Middle East & North Africa          

Calculating the Economic Impacts of the Syrian Conflict

What damage has the Syrian conflict inflicted on Syria's economic infrastructure? What are the implications of new infrastructure spending?

The World Bank in collaboration with RAND has developed an online calculator that allows the user to calculate and forecast the costs of the Syrian war. This calculator combines data from the World Bank with insights from the economics literature to estimate the economic impact of destruction and infrastructure spending in seven key sectors — agriculture, education, energy, health, housing, transportation, and water and sanitation — in six war-torn cities. It allows users to vary key assumptions about the extent of destruction and intensity of infrastructure spending activity, and estimates the net economic impact on the gross domestic product (GDP) of these six cities.1

The online calculator supplements the 2017 World Bank's MENA Economic Monitor The Economics of Post-Conflict Reconstruction in MENA report, which provides estimates of the costs of the war — the human costs, the damage to infrastructure and physical capital, and the macroeconomic and sectoral costs. It complements the Syria ESIA report “The Toll of War: The Economic and Social Consequences of Conflict in Syria.

How to Use the Calculator

This online calculator allows users to estimate the economic impact of destruction and infrastructure spending in six war-torn cities in Syria: Aleppo, Dar'a, Hama, Homs, Idlib, and Latakia. Analysis focuses on these cities — and seven economic sectors — included in the World Bank’s Damage Assessment, which relied on satellite imagery and social media to estimate the extent of damage as of early 2016. For each sector, the calculator relies on three types of assumptions, which the user can vary to forecast the economic impacts of future destruction and infrastructure spending activities:

  1. The share of infrastructure damaged by the conflict: The share of sector-specific infrastructure in the six cities damaged by the conflict.

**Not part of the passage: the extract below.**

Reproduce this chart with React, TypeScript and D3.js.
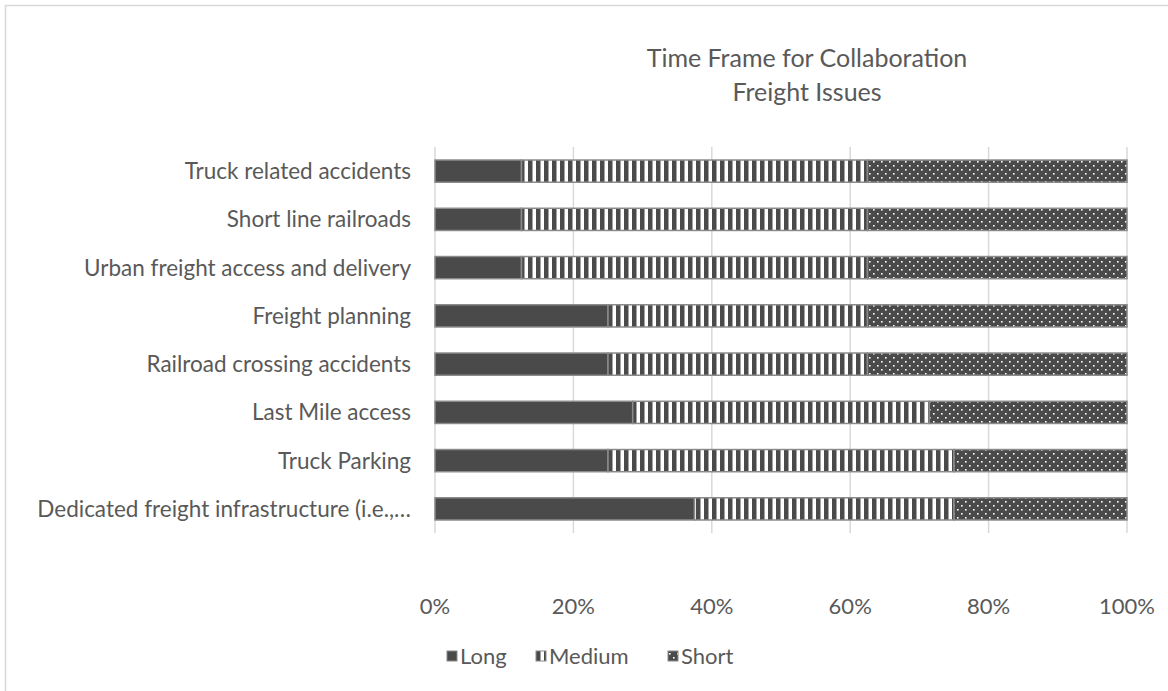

  2. The total dollar value of infrastructure spending: The total dollar value of infrastructure spending in a sector. Infrastructure spending impacts GDP in the short-term through the overall spending multiplier and in the long-term through the sector-specific output multiplier. The upper limit for the amount of infrastructure spending is the amount of resources that it would take to completely rehabilitate the damage to the sector. When infrastructure spending is set to the maximum, the net impact is often positive as a consequence of the direct economic benefit of infrastructure spending modeled through the spending multiplier.

    The effectiveness of infrastructure spending and the impact on GDP are determined by three factors: spending multiplier, efficiency of infrastructure spending aid, and decreasing returns to spending. You can adjust each of these factors at the bottom of the calculator under "Advanced Options."

  3. Output multiplier: The change in long-term GDP associated with a sector-specific change in economic infrastructure. For example, a value of 0.5 indicates that overall long-term annual GDP increases by $0.50 for every $1.00 of investment in that sector. The default values provided for each multiplier rely on a variety of assumptions, often derived from research in other countries that examines the productivity impacts of only small changes in infrastructure.

Use the information icons to learn more about the default values used for the share of infrastructure damaged and the output multipliers in each sector. After adjusting the sliders, selecting the next to Change in GDP from Damage, Change in GDP from infrastructure spending, and Net change in GDP will reset values to default.

Notes

Changes in GDP resulting from infrastructure spending capture both the net indirect effect—the overall long-term change in productive capacity after all infrastructure spending activities are complete—and the direct effect, the short-term transitory impact of increased domestic spending associated with the infrastructure spending resources. For simplicity the reported GDP changes include 10% of the total direct effect associated with the specified level of infrastructure spending.

All amounts are in billions (U.S. dollars, 2017) and are relative to the estimated annual pre-conflict 2010 GDP of $34.2 billion for the six cities: Aleppo, $16.2 billion; Dar'a, $1.4 billion; Hama, $3.5 billion; Homs, $7.0 billion; Idlib, $1.3 billion; and Latakia, $4.8 billion. 2 These six cities accounted for an estimated 51% of Syria's aggregate GDP of $67.5 billion in 2010.